The richer you are, the more insurance you can do without. This idea seems weird, because we're not used to thinking of the rich doing without anything. But it makes sense: insurance is usually a bad investment, so doing without insurance is usually a good investment, if you can afford to.
To decide whether you can afford to do without, ask yourself: "If the Bad Thing happens, what happens next?" If the answer is that you replace your losses and get on with life as before, you don't need insurance. But if your future would have to change in ways you're not willing to accept, you do.
Which way that answer comes out depends on how tight your finances are. A middle-class person needs fire insurance on a house, but probably not an extended warranty on a camera. But if you were a billionaire, you might not even need fire insurance. If your house burned down, you could just move into one of your other houses until you rebuilt bigger and better.
Middle-class people run into this issue when they decide how big a collision deductible to have on their car insurance. If you can lay your hands on $1,000 without distorting your life too badly, a $1,000 deductible is a good idea: if you have a $10,000 accident, you'll pay your $1,000 deductible out of the money you've saved (or will save) on premiums, and thank God you have insurance for the other $9,000.
But for the working poor, an unexpected $1,000 expense might be catastrophic. You can't raise the repair money quickly, and then you can't get to work, and then your life starts to spiral down the drain to more dire poverty.
So minimum-wage workers can't afford to scrimp on car insurance premiums. They need the higher-priced insurance that better-off people can do without.
Rich and poor bodies work exactly the same. The ability of better-off people to do without insurance often gets masked by the fact that they have more to lose. A rich family might own a mansion or luxury car that is as hard for them to replace as a poor family's shack or rust bucket, and their fire or car insurance premiums might be correspondingly higher.

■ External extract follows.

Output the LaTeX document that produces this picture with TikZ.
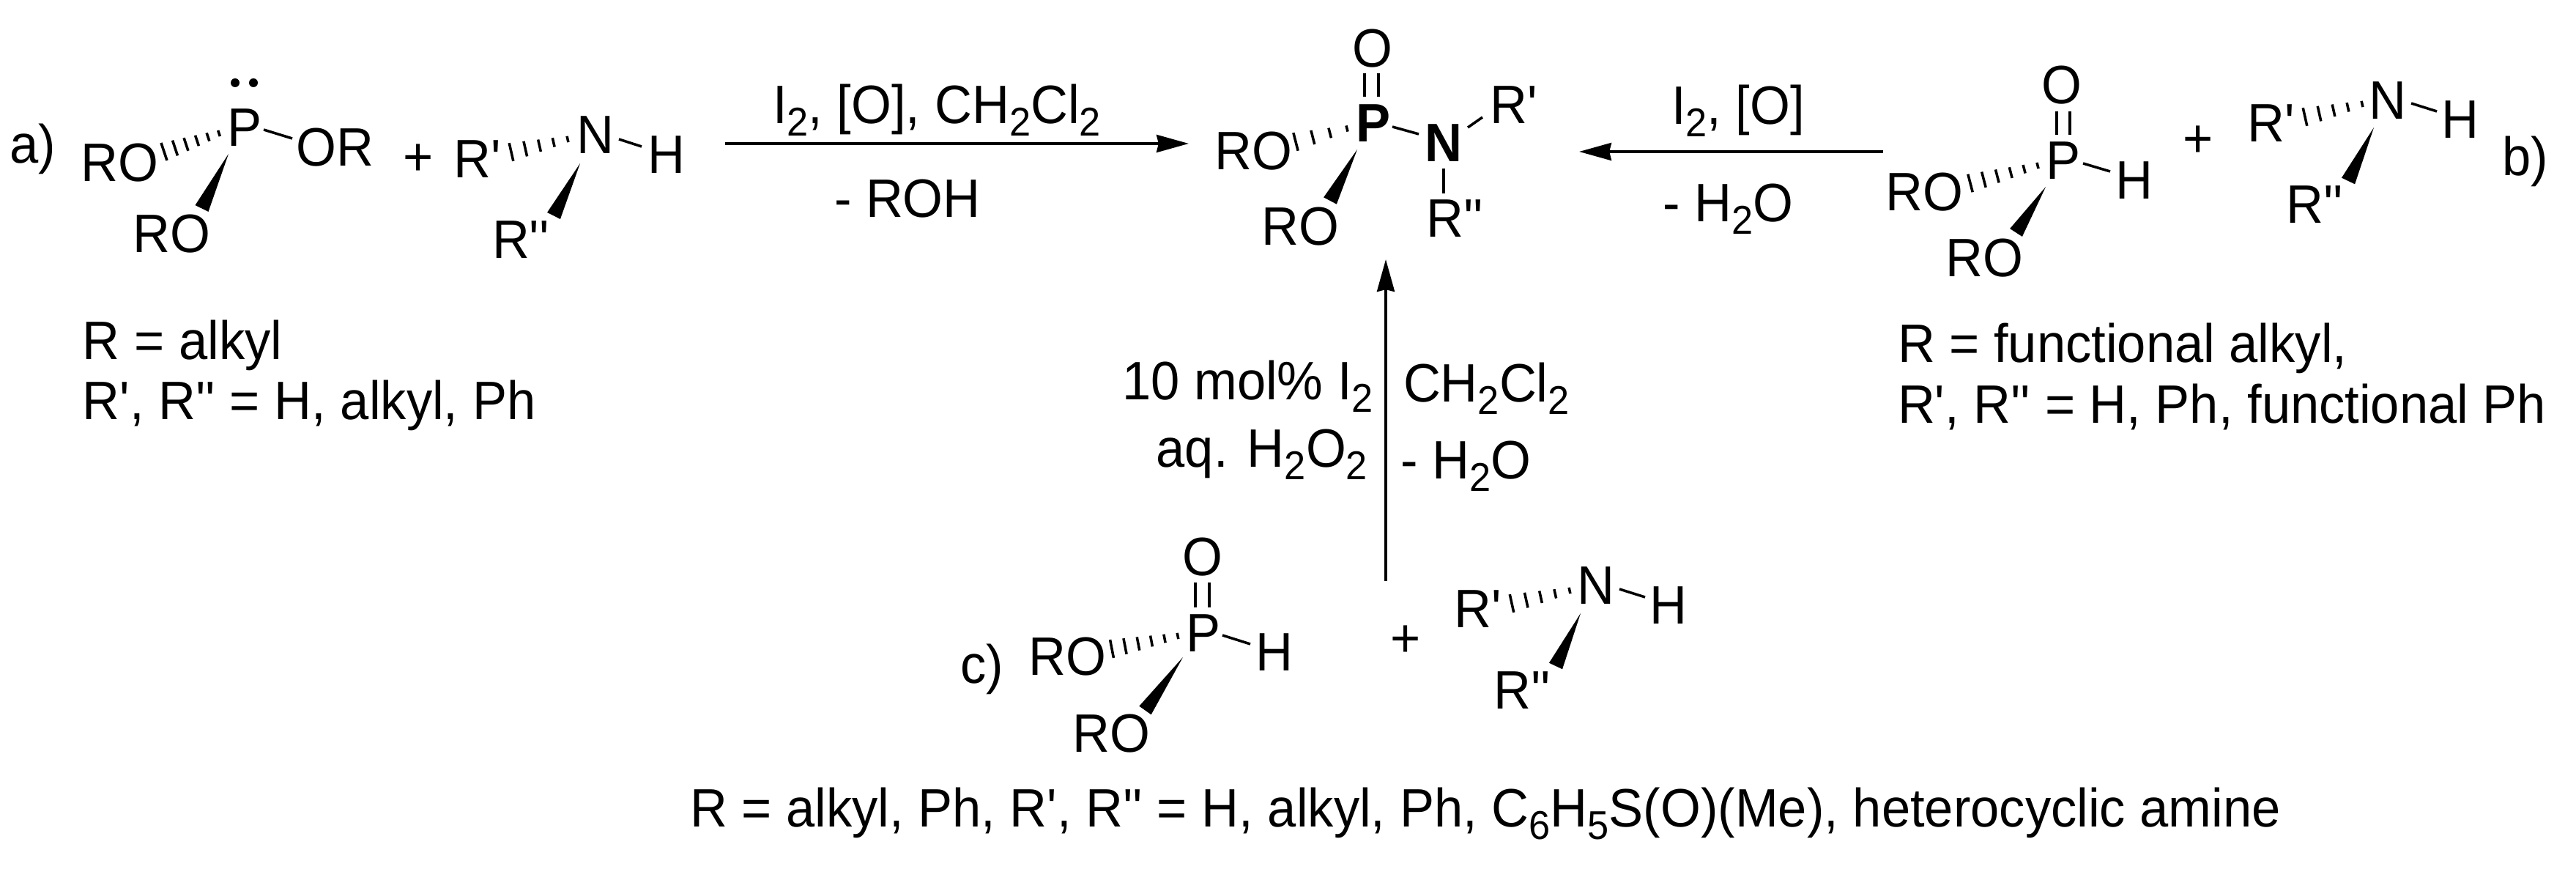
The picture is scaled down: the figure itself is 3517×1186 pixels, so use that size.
\documentclass[tikz,border=0pt]{standalone}
\usepackage{fontspec}
\setmainfont{Liberation Sans}[Ligatures=TeXOff,FakeStretch=0.955]
\usetikzlibrary{arrows.meta,calc}
\newcommand{\chemsub}[1]{\raisebox{-4.7pt}{\fontsize{15.6pt}{15.6pt}\selectfont #1}}
\newcommand{\hashbond}[3]{\coordinate (hq) at ($(#1)!1.5!(#2)$);
	\foreach \t in {0,...,#3}{
		\pgfmathsetmacro\u{\t/#3}\pgfmathsetmacro\w{1.2+2.4*\u}
		\draw[hashline] ($(#1)!\u!(#2)!\w pt!90:(hq)$) -- ($(#1)!\u!(#2)!\w pt!-90:(hq)$);}}
\newcommand{\wedgebond}[2]{\fill (#1) -- ($(#2)!2.85pt!90:(#1)$) -- ($(#2)!2.85pt!-90:(#1)$) -- cycle;}
\tikzset{
	atom/.style={inner sep=0pt,outer sep=0pt,font=\fontsize{21pt}{24pt}\selectfont},
	batom/.style={atom,font=\fontsize{21pt}{24pt}\selectfont\bfseries},
	lab/.style={atom,anchor=base west},
	labr/.style={atom,anchor=base east},
	bond/.style={line width=1pt},
	hashline/.style={line width=1pt},
	rxn/.style={line width=1.1pt,-{Stealth[length=12.5pt,width=6.8pt,inset=0.8pt]}}
}
\begin{document}
\begin{tikzpicture}[x=0.01cm,y=-0.01cm]
	\useasboundingbox (0,0) rectangle (3517,1186);
	% Phosphite a
	\node[lab] (la) at (13,223) {a)};
	\node[atom] (Pa) at (334.5,174) {P};
	\node[atom] (ROa) at (163.5,222.5) {RO};
	\node[atom] (ORa) at (457.5,201) {OR};
	\node[atom] (ROa2) at (234.5,319) {RO};
	\foreach \x in {321,346}
	\fill (\x,113) circle (6);
	\hashbond{[shift={(-35.5,8)}]Pa.center}{[shift={(60.5,-15.5)}]ROa.center}{5}
	\wedgebond{[shift={(-22.5,36)}]Pa.center}{[shift={(41,-34.5)}]ROa2.center}
	\draw[bond] ([shift={(25.5,3)}]Pa.center) -- ([shift={(-58.5,-12)}]ORa.center);
	\node[atom] (pla) at (571,218) {+};
	% Amine a
	\node[atom] (Na) at (812.5,184.5) {N};
	\node[atom] (Rpa) at (651.5,217.5) {R'};
	\node[atom] (Ha) at (909.5,211.5) {H};
	\node[atom] (Rqa) at (711,327.5) {R''};
	\hashbond{[shift={(-37.5,5.5)}]Na.center}{[shift={(46.5,-10)}]Rpa.center}{4}
	\wedgebond{[shift={(-20.5,38.5)}]Na.center}{[shift={(45,-33)}]Rqa.center}
	\draw[bond] ([shift={(32.5,5.5)}]Na.center) -- ([shift={(-33.5,-11.5)}]Ha.center);
	\node[lab] (ta1) at (113,491) {R = alkyl};
	\node[lab] (ta2) at (113,573) {R', R'' = H, alkyl, Ph};
	% Produit
	\node[atom] (Op) at (1874,66) {O};
	\node[batom] (Pp) at (1875,168) {P};
	\node[batom] (Np) at (1971,195.5) {N};
	\node[atom] (ROp) at (1711.5,206.5) {RO};
	\node[atom] (ROp2) at (1775.5,309) {RO};
	\node[atom] (Rpp) at (2066.5,143) {R'};
	\node[atom] (Rqp) at (1986.5,298) {R''};
	\draw[bond] ([shift={(-11,34)}]Op.center) -- ([shift={(-12,-36)}]Pp.center);
	\draw[bond] ([shift={(8,34)}]Op.center) -- ([shift={(7,-36)}]Pp.center);
	\hashbond{[shift={(-36,7.5)}]Pp.center}{[shift={(57.5,-13)}]ROp.center}{3}
	\wedgebond{[shift={(-22,36)}]Pp.center}{[shift={(40.5,-35)}]ROp2.center}
	\draw[bond] ([shift={(26,5)}]Pp.center) -- ([shift={(-34,-12.5)}]Np.center);
	\draw[bond] ([shift={(33,-21.5)}]Np.center) -- ([shift={(-42.5,17)}]Rpp.center);
	\draw[bond] ([shift={(0,34.5)}]Np.center) -- ([shift={(-15.5,-34)}]Rqp.center);
	% Phosphonate b
	\node[atom] (Ob) at (2815,116.5) {O};
	\node[atom] (Pb) at (2817,219) {P};
	\node[atom] (ROb) at (2627.5,262.5) {RO};
	\node[atom] (ROb2) at (2709.5,352.5) {RO};
	\node[atom] (Hb) at (2914,246.5) {H};
	\draw[bond] ([shift={(-7,35.5)}]Ob.center) -- ([shift={(-9,-35)}]Pb.center);
	\draw[bond] ([shift={(11,35.5)}]Ob.center) -- ([shift={(9,-35)}]Pb.center);
	\hashbond{[shift={(-35,7)}]Pb.center}{[shift={(62.5,-12.5)}]ROb.center}{5}
	\wedgebond{[shift={(-24,36)}]Pb.center}{[shift={(43,-35)}]ROb2.center}
	\draw[bond] ([shift={(27,4)}]Pb.center) -- ([shift={(-33,-12.5)}]Hb.center);
	\node[atom] (plb) at (3001,193) {+};
	% Amine b
	\node[atom] (Nb) at (3259.5,137) {N};
	\node[atom] (Rpb) at (3101,168) {R'};
	\node[atom] (Hb2) at (3358.5,163) {H};
	\node[atom] (Rqb) at (3160.5,279) {R''};
	\hashbond{[shift={(-34.5,5)}]Nb.center}{[shift={(46,-8.5)}]Rpb.center}{4}
	\wedgebond{[shift={(-18.5,37)}]Nb.center}{[shift={(45.5,-32)}]Rqb.center}
	\draw[bond] ([shift={(32.5,4)}]Nb.center) -- ([shift={(-31.5,-11)}]Hb2.center);
	\node[lab] (lb) at (3416,240) {b)};
	\node[lab] (tb1) at (2591,495) {R = functional alkyl,};
	\node[lab] (tb2) at (2591,578) {R', R'' = H, Ph, functional Ph};
	% Phosphonate c
	\node[lab] (lc) at (1311,933) {c)};
	\node[atom] (Oc) at (1642,760.5) {O};
	\node[atom] (Pc) at (1643,864) {P};
	\node[atom] (ROc) at (1457.5,896.5) {RO};
	\node[atom] (ROc2) at (1517.5,1001.5) {RO};
	\node[atom] (Hc) at (1740,890.5) {H};
	\draw[bond] ([shift={(-10,34.5)}]Oc.center) -- ([shift={(-11,-35)}]Pc.center);
	\draw[bond] ([shift={(9,34.5)}]Oc.center) -- ([shift={(8,-35)}]Pc.center);
	\hashbond{[shift={(-35,4)}]Pc.center}{[shift={(60.5,-11)}]ROc.center}{5}
	\wedgebond{[shift={(-28,33)}]Pc.center}{[shift={(46,-32)}]ROc2.center}
	\draw[bond] ([shift={(26,3)}]Pc.center) -- ([shift={(-33,-11.5)}]Hc.center);
	\node[atom] (plc) at (1919,875) {+};
	% Amine c
	\node[atom] (Nc) at (2179,799.5) {N};
	\node[atom] (Rpc) at (2018,831.5) {R'};
	\node[atom] (Hc2) at (2278,826.5) {H};
	\node[atom] (Rqc) at (2078,942) {R''};
	\hashbond{[shift={(-36,6.5)}]Nc.center}{[shift={(46,-8)}]Rpc.center}{4}
	\wedgebond{[shift={(-21,37.5)}]Nc.center}{[shift={(46,-33)}]Rqc.center}
	\draw[bond] ([shift={(32,4.5)}]Nc.center) -- ([shift={(-32,-11.5)}]Hc2.center);
	\node[lab] (tc) at (942,1129) {R = alkyl, Ph, R', R'' = H, alkyl, Ph, C\chemsub{6}H\chemsub{5}S(O)(Me), heterocyclic amine};
	% Fleches
	\coordinate (a0) at (990,196);
	\coordinate (a1) at (1623,196);
	\coordinate (b0) at (2571,207);
	\coordinate (b1) at (2156,207);
	\coordinate (c0) at (1892,793);
	\coordinate (c1) at (1892,354);
	\draw[rxn] (a0) -- (a1);
	\draw[rxn] (b0) -- (b1);
	\draw[rxn] (c0) -- (c1);
	\node[lab] (ra1) at (1055,169) {I\chemsub{2}, [O], CH\chemsub{2}Cl\chemsub{2}};
	\node[lab] (ra2) at (1139,297) {- ROH};
	\node[lab] (rb1) at (2282,170) {I\chemsub{2}, [O]};
	\node[lab] (rb2) at (2270,303) {- H\chemsub{2}O};
	\node[labr] (rc1) at (1875,546) {10 mol\% I\chemsub{2}};
	\node[labr] (rc2) at (1867,638) {aq. H\chemsub{2}O\chemsub{2}};
	\node[lab] (rc3) at (1916,549) {CH\chemsub{2}Cl\chemsub{2}};
	\node[lab] (rc4) at (1912,654) {- H\chemsub{2}O};
\end{tikzpicture}
\end{document}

But when it comes to health insurance, bodies are bodies. Rich people don't have luxury organs that are more expensive to repair or replace, and a poor woman with breast cancer needs the same treatments a rich woman does, if she's to have the same chance to survive. Unless we measure the value of a person's life by the size of their bank account, poor people have just as much health to lose as rich people.
Poor people need the best insurance. Programs that assist the less-well-off often start with the question: What's the minimum they need to get by? The answer we usually expect is that they need less than the rest of us: lower-quality food, less space, fewer gadgets, less entertainment, and so on.
The perverse logic of insurance, where you make bets and then hope to lose them, leads to a counterintuitive result. The minimum health insurance a poor person needs is better than what the rest of us can get by on. My $30 co-pay isn't going to prevent me from consulting my doctor about a worrisome symptom. If I owe $5,000 for a $100,000 treatment that saves my life, I'll pay it and thank God that I have insurance.
For a minimum-wage worker who needs the same treatments I do, it may not work that way. That co-pay might be just enough to start him hoping his lump goes away on its own. And if it doesn't, going bankrupt for $5,000 is just the same as going bankrupt for $100,000, so his insurance does him no good at all.
Obamacare may have survived for now, but the national conversation on health care shouldn't be over. And we shouldn't be talking about how much less insurance the poor and lower middle class can get by on, but how much more they really need.